Cavoti, l’erudito


FRANCESCO GRECO -
Dal Galateo (Antonio de Ferrariis) a ser Matteo Tafuri, Terra d’Otranto è da sempre ontologicamente terra di eruditi, di sapienza multitasking, che corre viva e feconda in superficie e carsicamente. 

Intrecciando l’antropologia con la genetica, potremmo azzardare che ciò si trasfigura in un archetipo che innerva ogni ceto sociale: l’intellettuale si misura con ogni ramo dello scibile, il popolano sa di terra, di pietra, di artigianato, ecc.

Potremmo definirlo il nostro fuoco greco, quello che Prometeo ruba agli dei. E ciò traccerebbe in maniera significativa il nostro background culturale e identitario, che nasce nelle agorà di Atene e poi di Roma, nei convivi, i simposi.

In questo solco profondo si inserisce l’erudito Pietro Cavoti da Galatina, “scoperto” e proposto attraverso i suoi taccuini e il copioso materiale che ha lasciato (in dotazione al Museo che porta il suo nome) da Antonio Giuseppe Lupo in “Pietro Cavoti: I taccuini, le pagine di cronaca del tempo”, Libermedia, Galatina 2020, pp. 48, s.i.p., Cahier 1 (collana di studi e approfondimenti), con la dotta prefazione di Salvatore Luperto (direttore artistico del Museo), le note di Marcello P. Amante (sindaco della città), Cristina Dettù (assessore alla cultura e al polo Bibliomuseale) e di Monica Albano, gestore dello stesso.

E dunque, se è vero che quel che riesci a non buttare oggi, domani sarà documento e testimonianza, Pietro Cavoti conservò molto e pubblicò pochissimo, celiando, scettico, un po’ per modestia un po’ forse per eccesso di autostima: “…finchè i pensieri della nostra mente stanno rinchiusi qui nella cassa del cranio, possiamo plasmarli a nostro piacere perché ne siamo i padroni assoluti… Ma se poi ci risolviamo a scriverli sulla carta, essi diventano dei nostri figli ai quali abbiamo dato l’esistenza… allora quei figli diventano patrimonio del pubblico.

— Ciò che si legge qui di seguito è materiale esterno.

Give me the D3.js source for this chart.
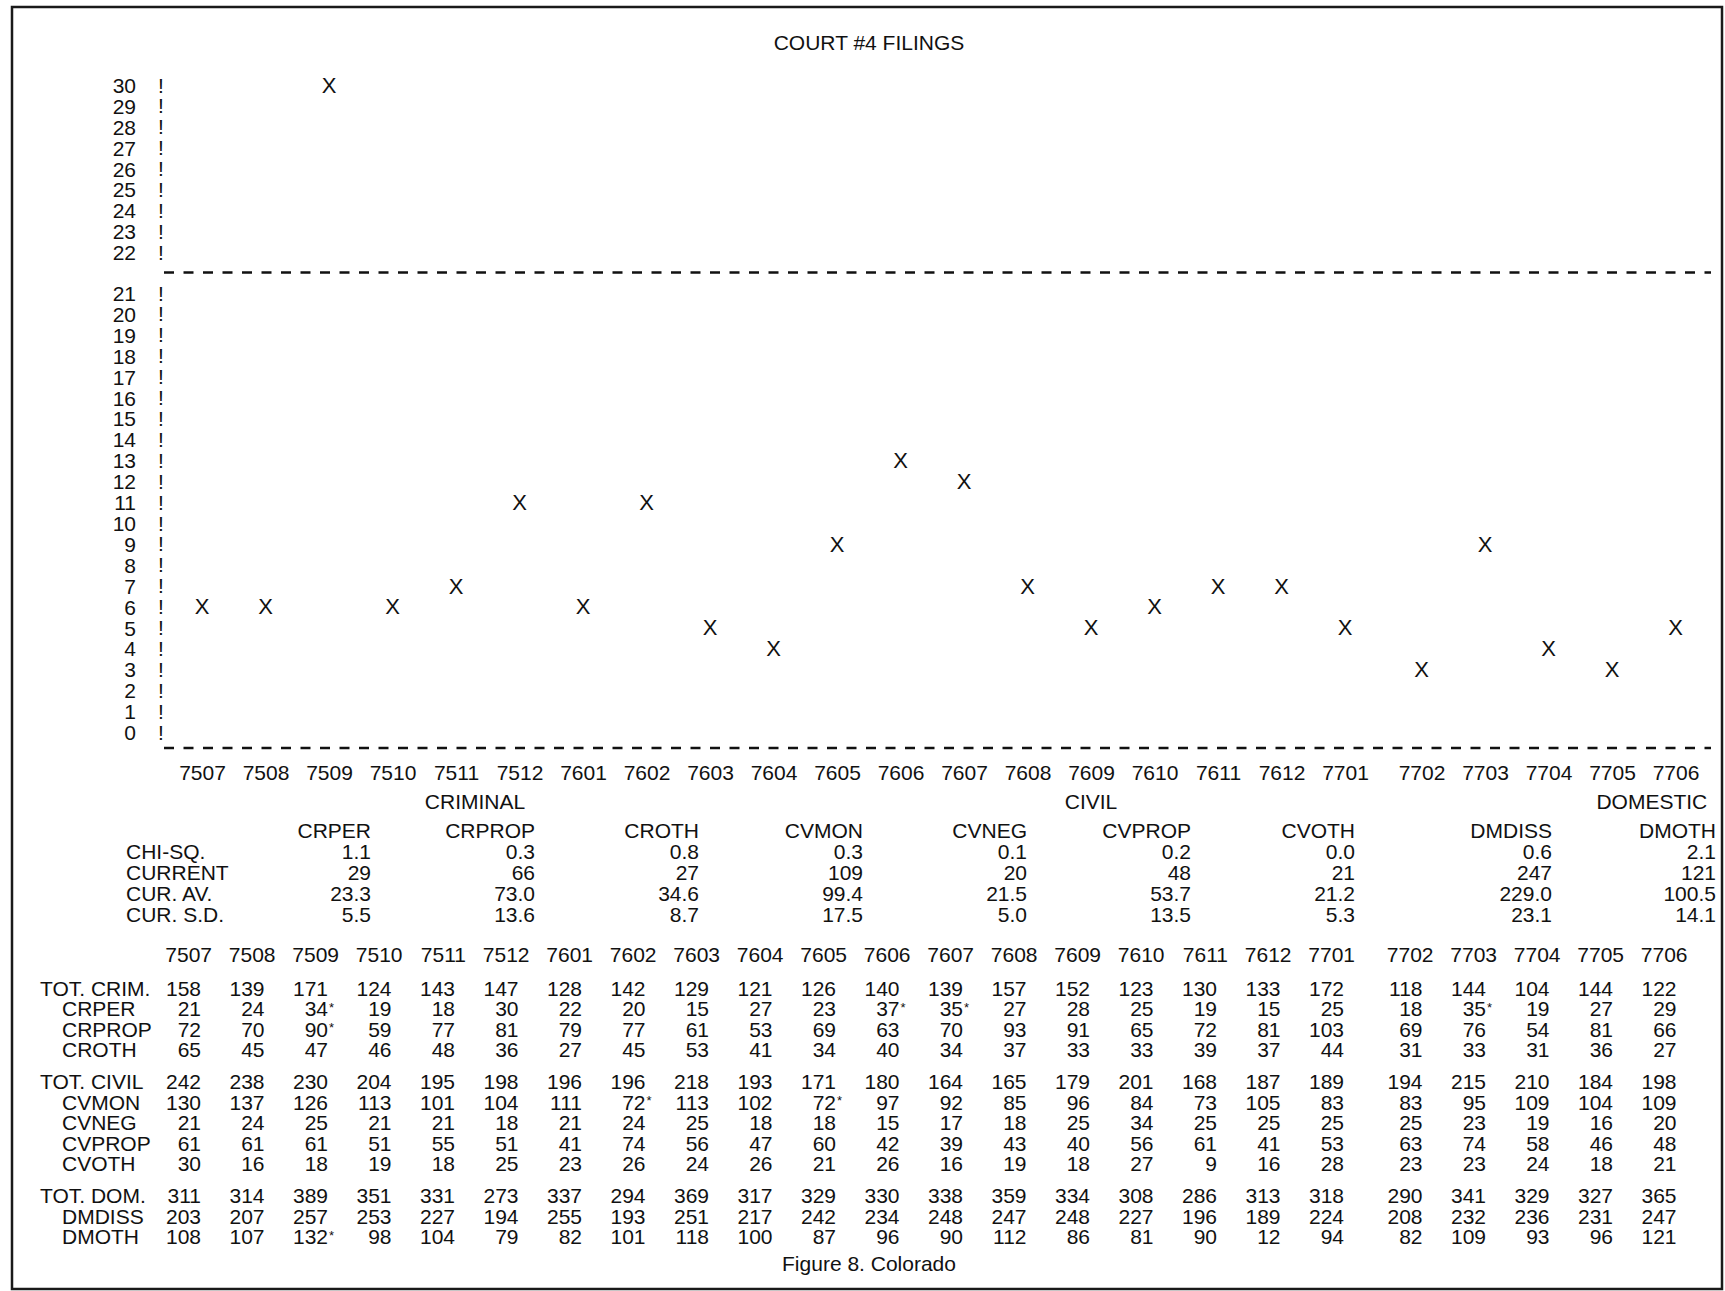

E non vi è più rimedio: o buoni o cattivi, dobbiamo subirne le conseguenze”.

Originale, ma più o meno è lo stesso pensiero di Cesare, che infatti scrisse di suo pugno il “De Bello Gallico” per parare le fake news e la piaggeria degli storici.

Un “pozzo di San Patrizio”: così in prefazione Luperto definisce il materiale del Fondo Cavoti. Due dei numerosissimi taccuini inventariati (dall’appassionata Donatella Trono), 3393 e 3413, bastano a rendersi conto che la seconda metà dell’Ottocento, in Terra d’Otranto ma anche extra moenia (Firenze e Napoli fra le altre), è segnata dalla viva quanto operativa intelligenza di questo intellettuale unico nel suo genere, che riuscì anche a mettere mano alla facciata della Basilica di Santa Caterina d’Alessandria per dire quanto i contemporanei si fidassero di lui.

Ad avere rapporti epistolari e personali con gli intellettuali del periodo post-unitario, complesso e turbolento. A farsi applaudire da platee esigenti e qualificate: il decimo congresso degli scienziati italiani (Siena, 1862), per esempio, dove seduce la platea parlando di archeologia in Toscana. E intuendo, in anticipo sui tempi, l’importanza del passato e delle sue vestigia in un paese, il nostro, che ne concentra i due terzi dell’intera umanità e “che ha in ogni sasso un monumento di grandi glorie e di grandi sventure”.

Nulla o quasi sfuggì ai suoi interessi: arte (architettura, scultura, pittura), letteratura, storia, grafica, disegno (china, acquerello, carboncini, grafite, ecc.), le lingue: citazioni in francese, tedesco, greco e latino.

Fu anche un ottimo docente, iniziando nel 1860 al locale Collegio degli Scolopi (Francese, Calligrafia e Disegno) come riconosce Cosimo De Giorgi.

Questo volumetto ha il pregio di ricostruire non solo l’intensa parabola umana e artistica di un uomo, ma di far intravedere in controluce un’epoca, un tempo segnato dalle passioni risorgimentali che portarono all’unità d’Italia. Che Cavoti visse con partecipazione, arricchendolo della luce del disincanto e del dubbio. Atout dell’uomo mediterraneo, delle culture indoeuropee, nate al sole delle agorà ateniesi: lo stesso delle piazze della sua Galatina.